I haven't checked the voltage on the small red wire while I’m cranking (it's hard to check by myself), but I hooked the red wire directly to the battery terminal as you suggested from the first shot. – IT WORKS! With a single snap of the key, the motor start running. I don’t know why the voltage drops when I crank the starter, so, I checked the diagram of the car. The original wire on the coil’s positive comes directly from the ignition key switch, but before that, it goes thorough a fuse (shared with many other electric components), and before that, it goes through an ammeter (more over, the other side of the ammeter goes to the battery but the one hooked the fuse side is attached to the alternator). – this might be the reason. I think I will use a relay to solve the engine run on problem, that is, use the switched 12V for the relay signal to switch the line between the battery and MSD small red. Anyway, many thanks! I have this weekend’s project now :-D.
I will post the result with the small red wire voltage information after I’m done.

Thanks again.
 
Originally Posted by Rusty67
Try to make the coil spark manually. I believe if you ground the negative momentarily it should spark.

ebelizard Quote:
grounded the coil to the frame, didnt spark.

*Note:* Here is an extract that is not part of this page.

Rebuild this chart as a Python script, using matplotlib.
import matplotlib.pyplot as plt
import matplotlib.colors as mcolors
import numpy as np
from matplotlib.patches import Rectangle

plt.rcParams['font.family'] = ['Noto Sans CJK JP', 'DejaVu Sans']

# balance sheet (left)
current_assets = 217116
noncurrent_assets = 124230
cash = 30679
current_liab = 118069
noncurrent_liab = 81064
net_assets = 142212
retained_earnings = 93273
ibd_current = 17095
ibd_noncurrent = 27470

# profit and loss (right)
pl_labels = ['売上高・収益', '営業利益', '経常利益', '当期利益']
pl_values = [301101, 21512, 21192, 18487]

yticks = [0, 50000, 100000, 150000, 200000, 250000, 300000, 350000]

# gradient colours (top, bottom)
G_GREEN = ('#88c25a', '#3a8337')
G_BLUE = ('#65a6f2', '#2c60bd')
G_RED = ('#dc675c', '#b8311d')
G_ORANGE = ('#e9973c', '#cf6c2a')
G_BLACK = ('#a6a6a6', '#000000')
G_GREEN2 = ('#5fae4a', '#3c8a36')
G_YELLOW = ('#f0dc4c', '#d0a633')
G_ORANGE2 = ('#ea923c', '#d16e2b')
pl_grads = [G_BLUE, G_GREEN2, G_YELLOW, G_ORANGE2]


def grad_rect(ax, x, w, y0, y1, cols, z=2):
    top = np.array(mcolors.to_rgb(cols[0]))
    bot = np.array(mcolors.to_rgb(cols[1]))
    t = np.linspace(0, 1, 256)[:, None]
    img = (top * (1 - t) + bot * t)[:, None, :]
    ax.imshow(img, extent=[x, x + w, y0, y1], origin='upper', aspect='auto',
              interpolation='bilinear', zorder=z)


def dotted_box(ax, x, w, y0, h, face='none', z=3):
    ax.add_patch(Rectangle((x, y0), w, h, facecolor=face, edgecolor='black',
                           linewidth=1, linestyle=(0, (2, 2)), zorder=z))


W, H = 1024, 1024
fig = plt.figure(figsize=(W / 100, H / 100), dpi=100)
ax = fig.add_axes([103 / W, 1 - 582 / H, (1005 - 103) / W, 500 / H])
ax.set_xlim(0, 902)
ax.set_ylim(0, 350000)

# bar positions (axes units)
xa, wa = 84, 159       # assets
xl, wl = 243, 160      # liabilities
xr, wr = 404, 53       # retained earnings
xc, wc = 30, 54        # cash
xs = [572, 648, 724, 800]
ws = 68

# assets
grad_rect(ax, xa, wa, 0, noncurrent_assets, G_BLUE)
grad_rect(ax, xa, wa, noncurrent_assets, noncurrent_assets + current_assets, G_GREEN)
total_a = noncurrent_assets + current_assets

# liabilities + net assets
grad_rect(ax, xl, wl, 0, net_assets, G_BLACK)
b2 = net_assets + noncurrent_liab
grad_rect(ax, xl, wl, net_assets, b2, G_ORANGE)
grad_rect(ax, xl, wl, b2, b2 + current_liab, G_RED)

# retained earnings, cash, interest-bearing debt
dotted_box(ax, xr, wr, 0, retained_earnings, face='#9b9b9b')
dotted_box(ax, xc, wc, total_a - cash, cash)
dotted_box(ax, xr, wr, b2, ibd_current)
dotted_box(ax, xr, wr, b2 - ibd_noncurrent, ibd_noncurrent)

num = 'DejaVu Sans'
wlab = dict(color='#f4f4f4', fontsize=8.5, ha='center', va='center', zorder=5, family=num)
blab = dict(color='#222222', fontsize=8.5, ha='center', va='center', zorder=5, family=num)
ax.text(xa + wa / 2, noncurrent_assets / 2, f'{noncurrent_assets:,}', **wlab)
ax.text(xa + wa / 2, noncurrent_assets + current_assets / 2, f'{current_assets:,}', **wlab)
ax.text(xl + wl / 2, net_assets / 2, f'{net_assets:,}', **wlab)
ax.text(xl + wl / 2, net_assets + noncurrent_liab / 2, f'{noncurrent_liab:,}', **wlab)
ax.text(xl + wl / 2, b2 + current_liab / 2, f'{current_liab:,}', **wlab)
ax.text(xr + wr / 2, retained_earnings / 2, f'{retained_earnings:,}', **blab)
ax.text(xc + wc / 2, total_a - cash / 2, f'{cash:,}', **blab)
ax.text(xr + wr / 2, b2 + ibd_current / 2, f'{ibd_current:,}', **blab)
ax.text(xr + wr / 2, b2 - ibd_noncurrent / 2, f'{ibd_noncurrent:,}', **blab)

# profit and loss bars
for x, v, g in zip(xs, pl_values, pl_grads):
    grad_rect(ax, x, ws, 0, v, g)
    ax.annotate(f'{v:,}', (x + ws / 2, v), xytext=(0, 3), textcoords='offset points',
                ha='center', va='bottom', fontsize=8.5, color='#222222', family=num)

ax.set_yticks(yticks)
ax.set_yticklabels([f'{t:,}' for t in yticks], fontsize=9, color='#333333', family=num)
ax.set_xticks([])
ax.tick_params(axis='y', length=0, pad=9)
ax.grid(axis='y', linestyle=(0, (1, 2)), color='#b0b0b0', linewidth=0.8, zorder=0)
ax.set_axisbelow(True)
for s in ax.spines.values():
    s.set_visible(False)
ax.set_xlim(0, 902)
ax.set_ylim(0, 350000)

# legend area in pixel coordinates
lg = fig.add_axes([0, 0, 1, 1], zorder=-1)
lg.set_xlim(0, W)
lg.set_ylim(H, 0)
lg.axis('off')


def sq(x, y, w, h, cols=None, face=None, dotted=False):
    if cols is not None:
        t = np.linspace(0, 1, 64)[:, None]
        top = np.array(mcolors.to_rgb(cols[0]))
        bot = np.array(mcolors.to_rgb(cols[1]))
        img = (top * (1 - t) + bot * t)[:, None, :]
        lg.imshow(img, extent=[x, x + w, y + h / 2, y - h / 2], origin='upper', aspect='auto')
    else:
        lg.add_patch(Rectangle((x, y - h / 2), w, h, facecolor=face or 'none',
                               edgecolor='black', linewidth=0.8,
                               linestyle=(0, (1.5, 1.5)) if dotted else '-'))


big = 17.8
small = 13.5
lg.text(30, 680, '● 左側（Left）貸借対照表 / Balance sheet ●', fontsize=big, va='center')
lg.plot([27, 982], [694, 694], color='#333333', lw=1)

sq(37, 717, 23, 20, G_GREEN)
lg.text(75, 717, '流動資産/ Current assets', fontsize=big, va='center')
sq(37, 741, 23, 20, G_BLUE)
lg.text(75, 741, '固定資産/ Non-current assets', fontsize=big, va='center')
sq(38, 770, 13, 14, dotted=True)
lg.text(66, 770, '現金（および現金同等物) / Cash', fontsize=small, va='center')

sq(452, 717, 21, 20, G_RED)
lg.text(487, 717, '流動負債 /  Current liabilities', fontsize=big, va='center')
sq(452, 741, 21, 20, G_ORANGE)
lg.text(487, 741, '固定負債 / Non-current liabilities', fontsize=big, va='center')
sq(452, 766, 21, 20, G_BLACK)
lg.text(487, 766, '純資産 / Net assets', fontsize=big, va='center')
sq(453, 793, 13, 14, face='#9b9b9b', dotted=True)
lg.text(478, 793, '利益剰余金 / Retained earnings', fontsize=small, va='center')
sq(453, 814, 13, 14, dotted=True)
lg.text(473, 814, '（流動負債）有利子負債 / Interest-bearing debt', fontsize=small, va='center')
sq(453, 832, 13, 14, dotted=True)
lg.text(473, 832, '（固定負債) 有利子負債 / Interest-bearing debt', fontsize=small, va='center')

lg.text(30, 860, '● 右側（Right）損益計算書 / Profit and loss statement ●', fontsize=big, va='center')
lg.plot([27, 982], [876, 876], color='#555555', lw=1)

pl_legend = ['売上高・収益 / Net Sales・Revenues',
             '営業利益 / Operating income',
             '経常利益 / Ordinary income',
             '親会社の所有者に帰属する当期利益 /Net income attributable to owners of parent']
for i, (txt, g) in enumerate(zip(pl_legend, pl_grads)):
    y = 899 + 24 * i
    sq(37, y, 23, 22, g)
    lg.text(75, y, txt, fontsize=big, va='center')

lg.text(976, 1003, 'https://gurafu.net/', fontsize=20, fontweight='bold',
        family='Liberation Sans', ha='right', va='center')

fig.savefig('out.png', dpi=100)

If you have 12V directly from the battery to the pos side of the coil and you did not get a spark when you temporarily grounded the negative side of the coil, then it is a bad coil.

Did you disconnect the negative wire from the Pertronix when you performed this test? If not, it's possible a ground potential was preventing the coil from delivering a spark. Remember that you do not get a spark from the coil when you apply power to it... it's when you REMOVE power from it and the built up magnetic field collapses. Make sure you are using a clean ground to test the coil. Preferably another wire from the neg side of the battery.